The late-evening cram for the buses out of town is a perfect illustration of the animated chaos which gives this city such an immediate charm.
Something else which immediately strikes a visitor to the city is the amount of new development going on in Kigali. Whether it’s the shiny new office blocks or the concrete skeleton of the soon-to-be multi-storey car park, the indicators are clear: Rwanda is moving in the right direction.
And the figures speak for themselves. The Ministry of Finance recently released its figures on the economy for the year 2008, which put GDP growth at 11.2 percent - the first time Rwanda has experienced double-digit growth in five years.
Even more telling was the growth in the construction industry, which soared to 25.9 percent last year, a vindication of the government’s positive attitude towards investment and free enterprise. One gets a strong sense that the Rwandan people are optimistic and forward-looking.
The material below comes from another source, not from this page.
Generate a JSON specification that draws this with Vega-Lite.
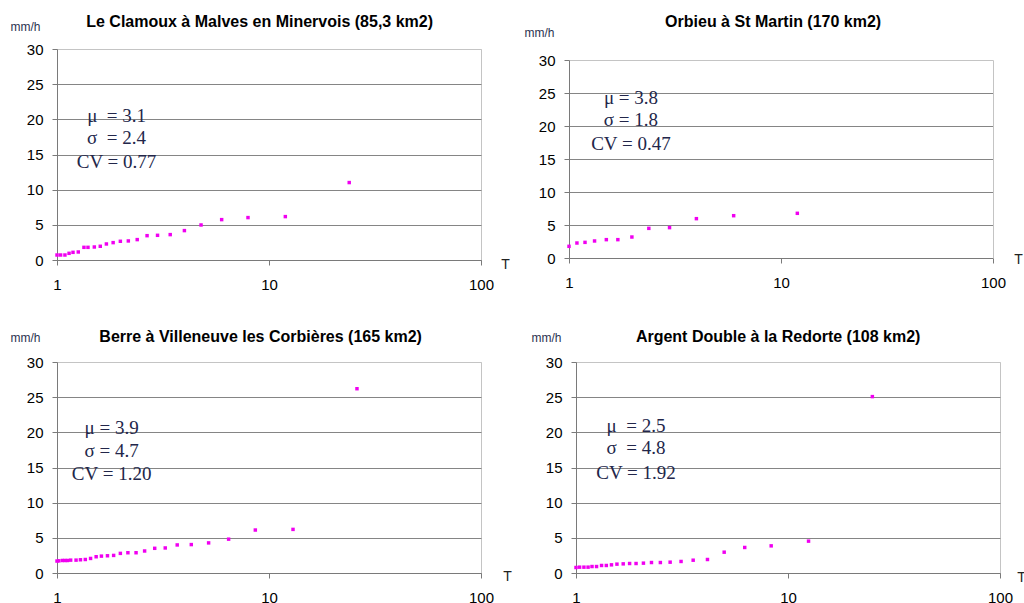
{
  "$schema": "https://vega.github.io/schema/vega-lite/v6.json",
  "padding": {"left": 9, "top": 13, "right": 0, "bottom": 0},
  "background": "white",
  "config": {
    "view": {"stroke": "#c4c4c4", "strokeWidth": 1},
    "font": "Liberation Sans",
    "title": {"fontSize": 16, "fontWeight": "bold", "color": "#000000", "font": "Liberation Sans", "anchor": "middle", "frame": "bounds"},
    "axis": {"labelFont": "Liberation Sans", "labelFontSize": 15, "labelColor": "#000000", "domainColor": "#7a7a7a", "tickColor": "#7a7a7a", "tickSize": 5, "titleFont": "Liberation Sans", "titleFontWeight": "normal", "labelFlush": false, "labelOverlap": false}
  },
  "datasets": {
    "pts": [
      {"panel": 1, "T": 1.0, "v": 0.71}, {"panel": 1, "T": 1.04, "v": 0.71}, {"panel": 1, "T": 1.09, "v": 0.71}, {"panel": 1, "T": 1.14, "v": 0.95},
      {"panel": 1, "T": 1.19, "v": 1.09}, {"panel": 1, "T": 1.26, "v": 1.14}, {"panel": 1, "T": 1.34, "v": 1.8}, {"panel": 1, "T": 1.4, "v": 1.8},
      {"panel": 1, "T": 1.5, "v": 1.85}, {"panel": 1, "T": 1.6, "v": 1.95}, {"panel": 1, "T": 1.71, "v": 2.28}, {"panel": 1, "T": 1.84, "v": 2.47},
      {"panel": 1, "T": 1.99, "v": 2.66}, {"panel": 1, "T": 2.17, "v": 2.71}, {"panel": 1, "T": 2.39, "v": 2.9}, {"panel": 1, "T": 2.66, "v": 3.46},
      {"panel": 1, "T": 2.98, "v": 3.51}, {"panel": 1, "T": 3.42, "v": 3.61}, {"panel": 1, "T": 3.99, "v": 4.18}, {"panel": 1, "T": 4.78, "v": 4.98},
      {"panel": 1, "T": 5.98, "v": 5.74}, {"panel": 1, "T": 7.96, "v": 6.03}, {"panel": 1, "T": 11.94, "v": 6.17}, {"panel": 1, "T": 23.9, "v": 11.01},
      {"panel": 2, "T": 1.0, "v": 1.77}, {"panel": 2, "T": 1.09, "v": 2.27}, {"panel": 2, "T": 1.19, "v": 2.37}, {"panel": 2, "T": 1.32, "v": 2.58},
      {"panel": 2, "T": 1.5, "v": 2.78}, {"panel": 2, "T": 1.7, "v": 2.78}, {"panel": 2, "T": 1.98, "v": 3.18}, {"panel": 2, "T": 2.38, "v": 4.49},
      {"panel": 2, "T": 2.98, "v": 4.6}, {"panel": 2, "T": 3.99, "v": 5.96}, {"panel": 2, "T": 5.98, "v": 6.41}, {"panel": 2, "T": 11.94, "v": 6.77},
      {"panel": 3, "T": 1.0, "v": 1.7}, {"panel": 3, "T": 1.02, "v": 1.73}, {"panel": 3, "T": 1.06, "v": 1.78}, {"panel": 3, "T": 1.09, "v": 1.78},
      {"panel": 3, "T": 1.12, "v": 1.78}, {"panel": 3, "T": 1.16, "v": 1.83}, {"panel": 3, "T": 1.23, "v": 1.83}, {"panel": 3, "T": 1.29, "v": 1.88},
      {"panel": 3, "T": 1.36, "v": 1.92}, {"panel": 3, "T": 1.44, "v": 2.07}, {"panel": 3, "T": 1.53, "v": 2.31}, {"panel": 3, "T": 1.62, "v": 2.4},
      {"panel": 3, "T": 1.73, "v": 2.45}, {"panel": 3, "T": 1.85, "v": 2.5}, {"panel": 3, "T": 1.99, "v": 2.79}, {"panel": 3, "T": 2.16, "v": 2.88},
      {"panel": 3, "T": 2.36, "v": 2.88}, {"panel": 3, "T": 2.59, "v": 3.13}, {"panel": 3, "T": 2.89, "v": 3.51}, {"panel": 3, "T": 3.24, "v": 3.56},
      {"panel": 3, "T": 3.69, "v": 3.99}, {"panel": 3, "T": 4.3, "v": 4.04}, {"panel": 3, "T": 5.19, "v": 4.28}, {"panel": 3, "T": 6.45, "v": 4.81},
      {"panel": 3, "T": 8.62, "v": 6.11}, {"panel": 3, "T": 12.98, "v": 6.2}, {"panel": 3, "T": 26.0, "v": 26.2},
      {"panel": 4, "T": 1.0, "v": 0.78}, {"panel": 4, "T": 1.04, "v": 0.83}, {"panel": 4, "T": 1.09, "v": 0.83}, {"panel": 4, "T": 1.14, "v": 0.83},
      {"panel": 4, "T": 1.19, "v": 0.92}, {"panel": 4, "T": 1.25, "v": 0.92}, {"panel": 4, "T": 1.32, "v": 1.07}, {"panel": 4, "T": 1.39, "v": 1.07},
      {"panel": 4, "T": 1.47, "v": 1.16}, {"panel": 4, "T": 1.56, "v": 1.26}, {"panel": 4, "T": 1.67, "v": 1.3}, {"panel": 4, "T": 1.79, "v": 1.35},
      {"panel": 4, "T": 1.92, "v": 1.35}, {"panel": 4, "T": 2.08, "v": 1.4}, {"panel": 4, "T": 2.27, "v": 1.49}, {"panel": 4, "T": 2.5, "v": 1.49},
      {"panel": 4, "T": 2.78, "v": 1.54}, {"panel": 4, "T": 3.13, "v": 1.64}, {"panel": 4, "T": 3.57, "v": 1.82}, {"panel": 4, "T": 4.17, "v": 1.92},
      {"panel": 4, "T": 5.0, "v": 2.96}, {"panel": 4, "T": 6.25, "v": 3.63}, {"panel": 4, "T": 8.33, "v": 3.86}, {"panel": 4, "T": 12.5, "v": 4.53},
      {"panel": 4, "T": 25.0, "v": 25.08}
    ],
    "notes": [
      {"panel": 1, "T": 1.91, "v": 20.5, "label": "μ\u00a0 = 3.1"},
      {"panel": 1, "T": 1.91, "v": 17.4, "label": "σ\u00a0 = 2.4"},
      {"panel": 1, "T": 1.91, "v": 14.0, "label": "CV = 0.77"},
      {"panel": 2, "T": 1.96, "v": 24.3, "label": "μ = 3.8"},
      {"panel": 2, "T": 1.96, "v": 20.95, "label": "σ = 1.8"},
      {"panel": 2, "T": 1.96, "v": 17.3, "label": "CV = 0.47"},
      {"panel": 3, "T": 1.81, "v": 20.6, "label": "μ = 3.9"},
      {"panel": 3, "T": 1.81, "v": 17.4, "label": "σ = 4.7"},
      {"panel": 3, "T": 1.81, "v": 14.1, "label": "CV = 1.20"},
      {"panel": 4, "T": 1.92, "v": 20.9, "label": "μ\u00a0 = 2.5"},
      {"panel": 4, "T": 1.92, "v": 17.8, "label": "σ\u00a0 = 4.8"},
      {"panel": 4, "T": 1.92, "v": 14.25, "label": "CV = 1.92"}
    ]
  },
  "spacing": 35,
  "vconcat": [
    {
      "spacing": 14,
      "hconcat": [
        {
          "width": 424, "height": 211,
          "title": {"text": "Le Clamoux à Malves en Minervois (85,3 km2)", "offset": -10},
          "encoding": {
            "x": {"field": "T", "type": "quantitative", "scale": {"type": "log", "domain": [1, 100]},
                  "axis": {"values": [1, 10, 100], "format": "d", "title": "T", "titleX": 448, "titleY": 4, "titleAlign": "center", "titleBaseline": "middle", "titleFontSize": 14, "titleColor": "#222222", "labelPadding": 12, "grid": false}},
            "y": {"field": "v", "type": "quantitative", "scale": {"domain": [0, 30], "nice": false},
                  "axis": {"values": [0, 5, 10, 15, 20, 25, 30], "title": "mm/h", "titleAngle": 0, "titleX": -47, "titleY": -23, "titleAlign": "left", "titleBaseline": "middle", "titleFontSize": 12, "titleColor": "#2b3350", "labelPadding": 9, "grid": true, "gridColor": {"condition": {"test": "datum.value >= 30", "value": "#c4c4c4"}, "value": "#858585"}}}
          },
          "layer": [
            {"data": {"name": "pts"}, "transform": [{"filter": "datum.panel === 1"}],
             "mark": {"type": "square", "size": 12, "color": "#f000f0", "opacity": 1}},
            {"data": {"name": "notes"}, "transform": [{"filter": "datum.panel === 1"}],
             "mark": {"type": "text", "font": "Liberation Serif", "fontSize": 19, "color": "#22264a", "align": "center", "baseline": "middle"},
             "encoding": {"text": {"field": "label"}}}
          ]
        },
        {
          "width": 424, "height": 209,
          "view": {"stroke": null},
          "title": {"text": "Orbieu à St Martin (170 km2)", "offset": -4},
          "encoding": {
            "x": {"field": "T", "type": "quantitative", "scale": {"type": "log", "domain": [1, 100]},
                  "axis": {"values": [1, 10, 100], "format": "d", "title": "T", "titleX": 449, "titleY": 1, "titleAlign": "center", "titleBaseline": "middle", "titleFontSize": 14, "titleColor": "#222222", "labelPadding": 12, "grid": false}},
            "y": {"field": "v", "type": "quantitative", "scale": {"domain": [0, 30], "nice": false, "range": [209, 11]},
                  "axis": {"values": [0, 5, 10, 15, 20, 25, 30], "title": "mm/h", "titleAngle": 0, "titleX": -45, "titleY": -17, "titleAlign": "left", "titleBaseline": "middle", "titleFontSize": 12, "titleColor": "#2b3350", "labelPadding": 9, "grid": true, "gridColor": {"condition": {"test": "datum.value >= 30", "value": "#c4c4c4"}, "value": "#858585"}}}
          },
          "resolve": {"axis": {"y": "independent"}},
          "layer": [
            {"data": {"name": "pts"}, "transform": [{"filter": "datum.panel === 2"}],
             "mark": {"type": "square", "size": 12, "color": "#f000f0", "opacity": 1}},
            {"data": {"name": "notes"}, "transform": [{"filter": "datum.panel === 2"}],
             "mark": {"type": "text", "font": "Liberation Serif", "fontSize": 19, "color": "#22264a", "align": "center", "baseline": "middle"},
             "encoding": {
               "text": {"field": "label"},
               "y": {"field": "v", "type": "quantitative", "axis": {"orient": "right", "labels": false, "ticks": false, "grid": false, "title": null, "domainColor": "#c4c4c4"}}
             }}
          ]
        }
      ]
    },
    {
      "spacing": 18,
      "hconcat": [
        {
          "width": 424, "height": 211,
          "title": {"text": "Berre à Villeneuve les Corbières (165 km2)", "offset": -14},
          "encoding": {
            "x": {"field": "T", "type": "quantitative", "scale": {"type": "log", "domain": [1, 100]},
                  "axis": {"values": [1, 10, 100], "format": "d", "title": "T", "titleX": 450, "titleY": 3, "titleAlign": "center", "titleBaseline": "middle", "titleFontSize": 14, "titleColor": "#222222", "labelPadding": 12, "grid": false}},
            "y": {"field": "v", "type": "quantitative", "scale": {"domain": [0, 30], "nice": false},
                  "axis": {"values": [0, 5, 10, 15, 20, 25, 30], "title": "mm/h", "titleAngle": 0, "titleX": -47, "titleY": -25, "titleAlign": "left", "titleBaseline": "middle", "titleFontSize": 12, "titleColor": "#2b3350", "labelPadding": 9, "grid": true, "gridColor": {"condition": {"test": "datum.value >= 30", "value": "#c4c4c4"}, "value": "#858585"}}}
          },
          "layer": [
            {"data": {"name": "pts"}, "transform": [{"filter": "datum.panel === 3"}],
             "mark": {"type": "square", "size": 12, "color": "#f000f0", "opacity": 1}},
            {"data": {"name": "notes"}, "transform": [{"filter": "datum.panel === 3"}],
             "mark": {"type": "text", "font": "Liberation Serif", "fontSize": 19, "color": "#22264a", "align": "center", "baseline": "middle"},
             "encoding": {"text": {"field": "label"}}}
          ]
        },
        {
          "width": 424, "height": 211,
          "title": {"text": "Argent Double à la Redorte (108 km2)", "offset": -14},
          "encoding": {
            "x": {"field": "T", "type": "quantitative", "scale": {"type": "log", "domain": [1, 100]},
                  "axis": {"values": [1, 10, 100], "format": "d", "title": "T", "titleX": 445, "titleY": 4, "titleAlign": "center", "titleBaseline": "middle", "titleFontSize": 14, "titleColor": "#222222", "labelPadding": 12, "grid": false}},
            "y": {"field": "v", "type": "quantitative", "scale": {"domain": [0, 30], "nice": false},
                  "axis": {"values": [0, 5, 10, 15, 20, 25, 30], "title": "mm/h", "titleAngle": 0, "titleX": -45, "titleY": -25, "titleAlign": "left", "titleBaseline": "middle", "titleFontSize": 12, "titleColor": "#2b3350", "labelPadding": 9, "grid": true, "gridColor": {"condition": {"test": "datum.value >= 30", "value": "#c4c4c4"}, "value": "#858585"}}}
          },
          "layer": [
            {"data": {"name": "pts"}, "transform": [{"filter": "datum.panel === 4"}],
             "mark": {"type": "square", "size": 12, "color": "#f000f0", "opacity": 1}},
            {"data": {"name": "notes"}, "transform": [{"filter": "datum.panel === 4"}],
             "mark": {"type": "text", "font": "Liberation Serif", "fontSize": 19, "color": "#22264a", "align": "center", "baseline": "middle"},
             "encoding": {"text": {"field": "label"}}}
          ]
        }
      ]
    }
  ]
}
As Rwanda can certainly look forward to a bright future, there is no shying away from the darkness of the past. The Kigali Memorial Centre (KMC) stands as a monument of the victims to the 1994 genocide against the Tutsi. I visited the Centre on my second day, a deeply moving experience.
The exhibition is set up very well to be both informative and incredibly heartrending; one room, for instance, is dedicated solely to hundreds upon hundreds of photos of victims. When you consider that this represents only a fraction of all the victims of the genocide, the effect is very powerful.
Opened in 2004, on the tenth anniversary of the atrocities, the Centre is a symbol for the way Rwanda has confronted its recent history. The money raised by the Aegis Trust, which in coordination with Kigali City Council set up the Centre, goes towards helping those who were left most vulnerable after the genocide.
It also seeks to ensure against the reoccurrence of genocide. One of the key ways in which it tries to achieve this is through educating the younger generation of Rwandans, some of whom may not have lived through the genocide, but whose lives are undoubtedly affected by it.
Education such as this is the most important task for the KMC, as a clear and universal understanding of the past is the key to preventing this kind of atrocity from happening again.
In so much of what I have seen in Kigali, the past and the future seem intrinsically united. But no other building in the city reflects so pertinently this co-existence than the Parliament Building.
From its position on the crest of one of Kigali’s numerous hills, it is visible from virtually everywhere across the city. Up-close, you can see the external walls still bear the scars of the violence and brutality of 1994, deep holes cut into the mortar by shells and bullets.
And yet, within those walls lies the future of Rwanda in the form of a dynamic and forward-thinking government, intent on bringing the nation out of the shadows of its past.